12 '90s Hard Rock Albums Everyone Should Own

Grunge, punk, and much more.

In Utero Cover
DGC Records

The ‘90s were a time of great change for music, with hip hop gaining mainstream prominence, various genres of dance becoming ever more popular, and a wave of boy and girl bands and major popstars around every corner.

Among all that, though, it was also a pretty great decade for rock, which entered a new era of sincerity, anger, and raw noise. The grunge scene stole the headlines, with a slew of flannel-clad, unwashed bands from Seattle tapping into teenage angst at just the right time to create a real movement based on noise and woe.
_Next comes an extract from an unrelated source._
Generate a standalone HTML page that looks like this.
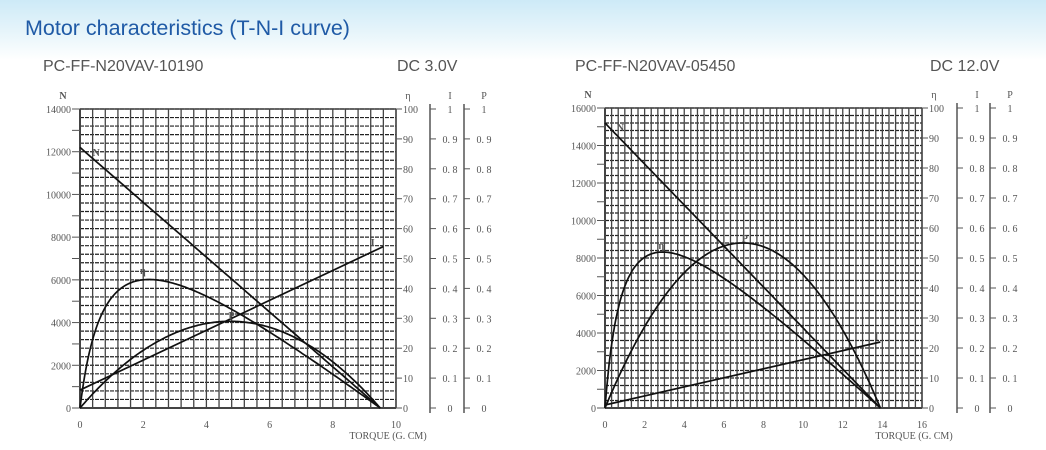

This opened the floodgates for a decade of self reflection, with rock stars singing less about glamour and success and more about anguish, social issues, and that perennial favourite topic: themselves.

The sheer amount of music coming out of this boom period means that there’s a lot of sludge to wade through when it comes to the ‘90s, but for fans of guitars, feelings, and shouting, these are a dozen albums that make up the bedrock of any collection.

12. Alice In Chains - Dirt

Of all the bands lumped into the early ‘90s grunge scene, Alice In Chains are perhaps the most deserving of the label - not because their music particularly defines the genre, but because they sound genuinely mucky. The title of sophomore album Dirt is not a misnomer - this is a record steeped in filth and grime.

A band with more than its share of demons, Alice In Chains were in soul searching mode for Dirt. Singer Layne Staley particularly found himself in a dark place, and channelled his issues with substance abuse into songs like "Sickman" and “Junkhead”, titles that tell you exactly what the songs are going to be like.

Their vibe is apocalyptic, and much of the metal scene that shortly followed grunge are inspired by Dirt to the point of taking liberties. Guitarist and songwriter Jerry Cantrell achieves one of the heaviest six string sounds on record, and the slow, grinding pace of the songs only makes things more ominous.

Alice In Chains’ music only gets gloomier from here as certain members descended further into darkness which may not be to everyone’s taste, but this album captures them at an incredible moment, far more inventive and inspirational than they often get credit for.